Friday, March 12, 2021

A WEEK OF WANDAVISION: 108 & 109 - THE CHALLENGES OF BEING A JJ

Episodes 108 and 109 are WANDAVISION's big finish. In 108, "Previously On", written by Laura Donney, we finally get answers as to Wanda's powers, and also learn the secret origin story of Agnes/Agatha. And in 109, "The Series Finale", we have our big battles -- Wanda vs. Agatha/Vision v. Vision and resolution/new normal for all our characters. 

Each of these episodes faces an interesting writing dilemma, both of them in a sense related to the notion of conflict in the story. Today, I'm going to look at 108. Tomorrow, 109.

108: THE PROBLEM OF THE REVEAL EPISODE: EXPOSITION HAS NO CONFLICT

Shows that are built around a central mystery tend to struggle with the moment of reveal. And that's because having spent a season building up the mystery, laying it out is going to take time. Which means that usually the reveal episode is a momentum killer. 

And 108 is absolutely a case in point. We leave 107 with Wanda's kids having been kidnapped by the next door neighbor who it turns out is a villain so powerful that Wanda's reality-warping--which has been able to affect everyone and everything, does not affect her. These are potentially very high stakes, which are then amplified even more by the episode's opening reveal that Agatha's main power seems to be the ability to suck other magic users dry. If she were to start absorbing Wanda's powers, worse than killing Wanda, it would kill her family. 

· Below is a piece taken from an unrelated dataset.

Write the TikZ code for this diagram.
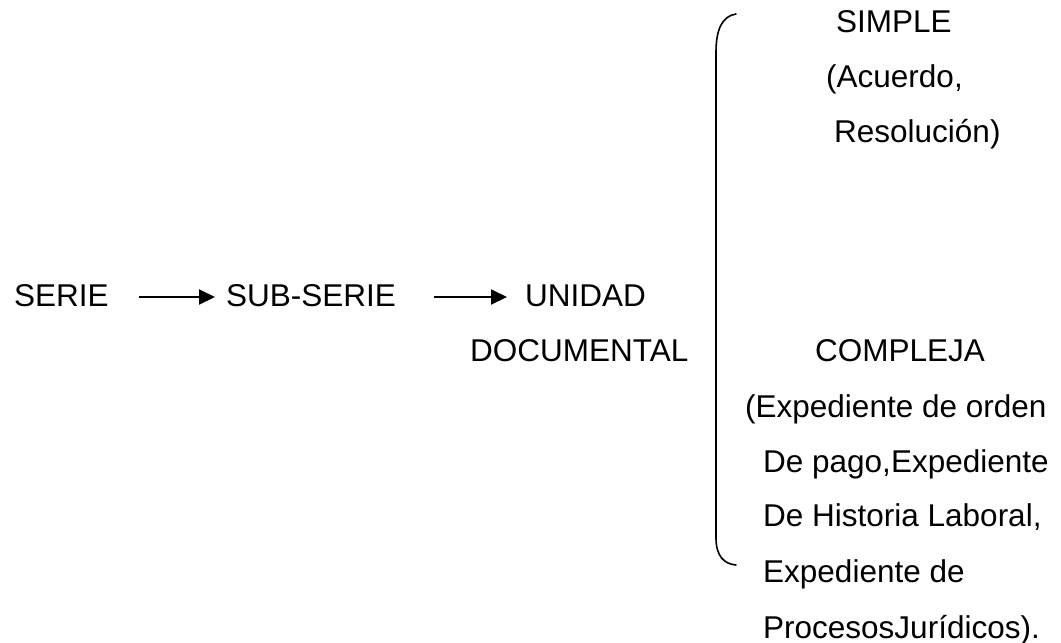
\documentclass[tikz,border=0pt]{standalone}
\usepackage{fontspec}
\setmainfont{Liberation Sans}
\usetikzlibrary{arrows.meta}
\begin{document}
\begin{tikzpicture}[x=1pt,y=-1pt,
  txt/.style={anchor=base west, inner sep=0pt, font=\fontsize{31.5}{31.5}\selectfont},
  arr/.style={line width=2pt, -{Triangle[length=16pt,width=15pt]}},
  brk/.style={line width=1.6pt, line cap=round}]
\useasboundingbox (0,0) rectangle (1061,643);
\node[txt] (serie) at (14,306) {SERIE};
\node[txt] (subserie) at (226,306) {SUB-SERIE};
\node[txt] (unidad) at (525,306) {UNIDAD};
\node[txt] (documental) at (470,361) {DOCUMENTAL};
\draw[arr, shorten <=30pt, shorten >=11pt] ([yshift=9pt]serie.base east) -- ([yshift=9pt]subserie.base west);
\draw[arr, shorten <=38pt, shorten >=18pt] ([yshift=9pt]subserie.base east) -- ([yshift=9pt]unidad.base west);
\draw[brk] (736,14) .. controls (722,16) and (716,30) .. (716,52) -- (716,538) .. controls (716,556) and (724,564) .. (736,565);
\node[txt] (simple) at (836,32) {SIMPLE};
\node[txt] (acuerdo) at (826,87) {(Acuerdo,};
\node[txt] (resolucion) at (834,142) {Resolución)};
\node[txt] (compleja) at (815,361) {COMPLEJA};
\node[txt] (c1) at (745,417) {(Expediente de orden};
\node[txt] (c2) at (763,472) {De pago,Expediente};
\node[txt] (c3) at (763,526) {De Historia Laboral,};
\node[txt] (c4) at (763,582) {Expediente de};
\node[txt] (c5) at (763,638) {ProcesosJurídicos).};
\end{tikzpicture}
\end{document}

But then, instead of going in that direction, we in effect get a clip episode, what Agatha herself calls out as "reruns", in which Agatha and Wanda just revisit the pivotal moments of Wanda's life, trying to discover where her new powers have come from. The episode tries to justify this by saying Agatha needs to understand what's going on. But it's never explained why she needs that, why she doesn't just try to take Wanda's powers.  

And that's because really it's not something her character needs--she's just going to try and steal the power next episode anyway--it's something the writers need, in order to build to this final reveal of The Scarlet Witch (who for some reason is actually more a Mustard?). 

There are some great moments in there; the sequence of Wanda and Pietro with their parents, watching DICK VAN DYKE when suddenly the bomb goes off is absolutely devastating.

Except it's also not devastating, because it's just a memory, and because each of these moments is really only important as another breadcrumb toward the reveal. 

(Still, it's a great sequence to study: In two minutes we have to meet Wanda's parents, see the family dynamic, introduce and land the whole sitcom concept and love them all so much that we really feel it when they die. Donney does nice stuff in there to create that immediate sense of intimacy.)

Consider how much more powerful that sequence and those that follow would have been if instead of conceived as CHRISTMAS CAROL walkthrough, somehow Wanda and Agatha actually got thrown into her past -- Agatha tries to suck out her power and somehow it backfires--and were actually experiencing it as though for the first time, with none of the security, the "It'll All Over Be Soon" of a memory.

The difference is this: that version has real stakes, and real conflict. Wanda has something she has to fight for and also against. Just like she has had every other episode. 

Storytelling is all about conflict. When you take that away, even just for a scene, everything starts to sag. 

 

A lot of the ep: Our hero and antagonist standing there watching.

Compare 108 to the sequence in 106 where Pietro gets Wanda talking about what she's doing. Every single moment of that scene feels fraught. She has never talked about any of this with anyone, and who knows what he might do with it or even just what acknowledging what she's doing might do to her. 

As I said yesterday, for me it's one of the most exciting moments in the whole series--and it happens in the context of ongoing events, rather than hitting pause, which is really what 108 does, and what so many Reveal Episodes do.  

If you're writing a mystery show, that's the challenge--to find a way to do your reveal without having to stop the bus.